§ **DIRECTION**
Take the lines from the beginning of the material through the line containing "var fmt = function" and retype them exactly, leaving the pictures out.

§ **DATASET EXCERPT**

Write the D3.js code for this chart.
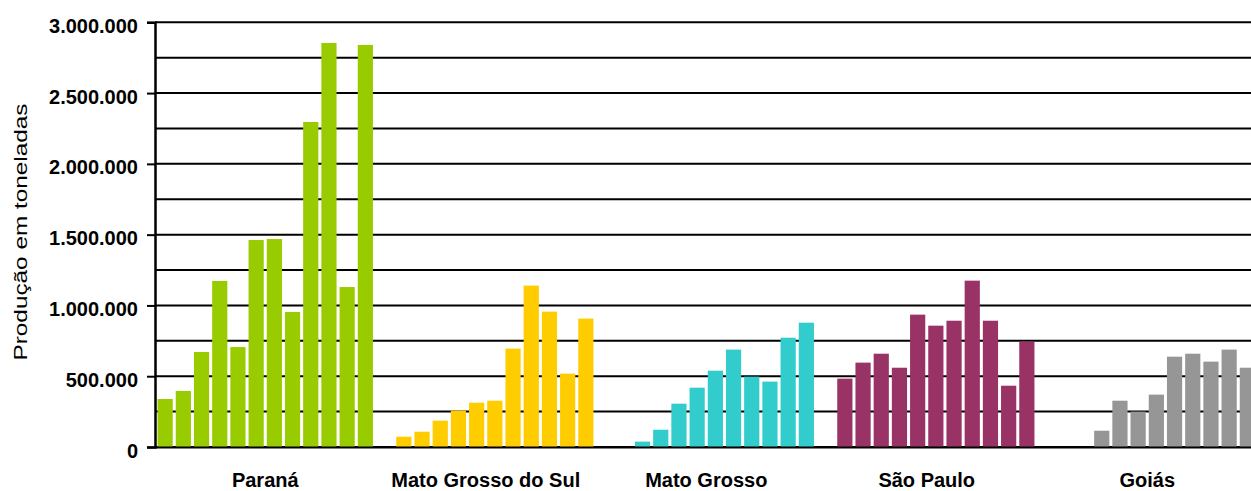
<!DOCTYPE html>
<html>
<head>
<meta charset="utf-8">
<script src="https://cdn.jsdelivr.net/npm/d3@7"></script>
<style>
  body { margin: 0; background: #ffffff; }
  svg { display: block; font-family: "Liberation Sans", Arial, sans-serif; }
</style>
</head>
<body>
<svg id="chart" width="1251" height="491"></svg>
<script>
// Data (tonnes); null = no bar drawn
var estados = ["Paraná", "Mato Grosso do Sul", "Mato Grosso", "São Paulo", "Goiás"];
var anos = ["1", "2", "3", "4", "5", "6", "7", "8", "9", "10", "11", "12"];
var cores = ["#99cc00", "#ffcc00", "#33cccc", "#993366", "#969696"];

var parana = [339000, 396000, 671000, 1173000, 706000, 1462000, 1469000, 954000, 2296000, 2854000, 1130000, 2840000];
var matoGrossoSul = [null, 73000, 108000, 186000, 257000, 313000, 327000, 695000, 1140000, 956000, 518000, 907000];
var matoGrosso = [null, null, 38000, 122000, 306000, 419000, 539000, 688000, 497000, 462000, 772000, 878000];
var saoPaulo = [null, 483000, 596000, 659000, 560000, 935000, 857000, 892000, 1175000, 892000, 433000, 744000];
var goias = [null, null, null, 115000, 327000, 250000, 370000, 638000, 659000, 603000, 688000, 560000];

var yTicks = d3.range(0, 3000001, 250000);
var yLabels = d3.range(0, 3000001, 500000);

var producao = [parana, matoGrossoSul, matoGrosso, saoPaulo, goias];

var svg = d3.select("#chart");
var plotLeft = 155, plotTop = 22.3, plotBottom = 447, groupW = 220.5;

var x0 = d3.scaleBand().domain(estados).range([plotLeft, plotLeft + groupW * estados.length]);
var x1 = d3.scaleBand().domain(anos).range([0, groupW]).paddingInner(0.165).paddingOuter(0.14);
var y = d3.scaleLinear().domain([0, 3000000]).range([plotBottom, plotTop]);
var fmt = function (v) { return d3.format(",")(v).replace(/,/g, "."); };

// horizontal gridlines every 250.000
svg.append("g")
  .selectAll("line")
  .data(yTicks)
  .enter()
  .append("line")
  .attr("x1", plotLeft)
  .attr("x2", 1260)
  .attr("y1", function (d) { return y(d); })
  .attr("y2", function (d) { return y(d); })
  .attr("stroke", "#000")
  .attr("stroke-width", 2);

// bars, one group per state
var groups = svg.append("g")
  .selectAll("g")
  .data(estados)
  .enter()
  .append("g")
  .attr("transform", function (d) { return "translate(" + x0(d) + ",0)"; });

groups.selectAll("rect")
  .data(function (d, i) {
    return producao[i].map(function (v, j) { return { ano: anos[j], v: v, c: cores[i] }; })
      .filter(function (e) { return e.v !== null; });
  })
  .enter()
  .append("rect")
  .attr("x", function (d) { return x1(d.ano); })
  .attr("width", x1.bandwidth())
  .attr("y", function (d) { return y(d.v); })
  .attr("height", function (d) { return y(0) - y(d.v); })
  .attr("fill", function (d) { return d.c; });

// baseline over the bars
svg.append("line")
  .attr("x1", plotLeft).attr("x2", 1260)
  .attr("y1", y(0) + 0.5).attr("y2", y(0) + 0.5)
  .attr("stroke", "#000").attr("stroke-width", 2);

// y axis with ticks at 500.000
var yAxis = d3.axisLeft(y).tickValues(yLabels).tickSize(8).tickPadding(9).tickFormat(fmt);
var gy = svg.append("g").attr("transform", "translate(" + plotLeft + ",0)").call(yAxis);
gy.select(".domain").attr("stroke", "#000").attr("stroke-width", 2.5);
gy.selectAll(".tick line").attr("stroke", "#000").attr("stroke-width", 2);
gy.selectAll(".tick text")
  .attr("fill", "#000")
  .attr("font-size", "20px")
  .attr("font-weight", "bold")
  .attr("font-family", "'Liberation Sans', Arial, sans-serif")
  .attr("dy", "0.5em");

// category labels
svg.append("g")
  .selectAll("text")
  .data(estados)
  .enter()
  .append("text")
  .attr("x", function (d) { return x0(d) + groupW / 2; })
  .attr("y", 487)
  .attr("text-anchor", "middle")
  .attr("font-size", "20px")
  .attr("font-weight", "bold")
  .attr("fill", "#000")
  .text(function (d) { return d; });

// y axis title (stretched like the original)
svg.append("text")
  .attr("transform", "translate(26.5,232) rotate(-90)")
  .attr("text-anchor", "middle")
  .attr("font-size", "18.5px")
  .attr("fill", "#000")
  .attr("textLength", 257)
  .attr("lengthAdjust", "spacingAndGlyphs")
  .text("Produção em toneladas");
</script>
</body>
</html>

§ **FINISHED TASK**
Write the D3.js code for this chart.
<!DOCTYPE html>
<html>
<head>
<meta charset="utf-8">
<script src="https://cdn.jsdelivr.net/npm/d3@7"></script>
<style>
  body { margin: 0; background: #ffffff; }
  svg { display: block; font-family: "Liberation Sans", Arial, sans-serif; }
</style>
</head>
<body>
<svg id="chart" width="1251" height="491"></svg>
<script>
// Data (tonnes); null = no bar drawn
var estados = ["Paraná", "Mato Grosso do Sul", "Mato Grosso", "São Paulo", "Goiás"];
var anos = ["1", "2", "3", "4", "5", "6", "7", "8", "9", "10", "11", "12"];
var cores = ["#99cc00", "#ffcc00", "#33cccc", "#993366", "#969696"];

var parana = [339000, 396000, 671000, 1173000, 706000, 1462000, 1469000, 954000, 2296000, 2854000, 1130000, 2840000];
var matoGrossoSul = [null, 73000, 108000, 186000, 257000, 313000, 327000, 695000, 1140000, 956000, 518000, 907000];
var matoGrosso = [null, null, 38000, 122000, 306000, 419000, 539000, 688000, 497000, 462000, 772000, 878000];
var saoPaulo = [null, 483000, 596000, 659000, 560000, 935000, 857000, 892000, 1175000, 892000, 433000, 744000];
var goias = [null, null, null, 115000, 327000, 250000, 370000, 638000, 659000, 603000, 688000, 560000];

var yTicks = d3.range(0, 3000001, 250000);
var yLabels = d3.range(0, 3000001, 500000);

var producao = [parana, matoGrossoSul, matoGrosso, saoPaulo, goias];

var svg = d3.select("#chart");
var plotLeft = 155, plotTop = 22.3, plotBottom = 447, groupW = 220.5;

var x0 = d3.scaleBand().domain(estados).range([plotLeft, plotLeft + groupW * estados.length]);
var x1 = d3.scaleBand().domain(anos).range([0, groupW]).paddingInner(0.165).paddingOuter(0.14);
var y = d3.scaleLinear().domain([0, 3000000]).range([plotBottom, plotTop]);
var fmt = function (v) { return d3.format(",")(v).replace(/,/g, "."); };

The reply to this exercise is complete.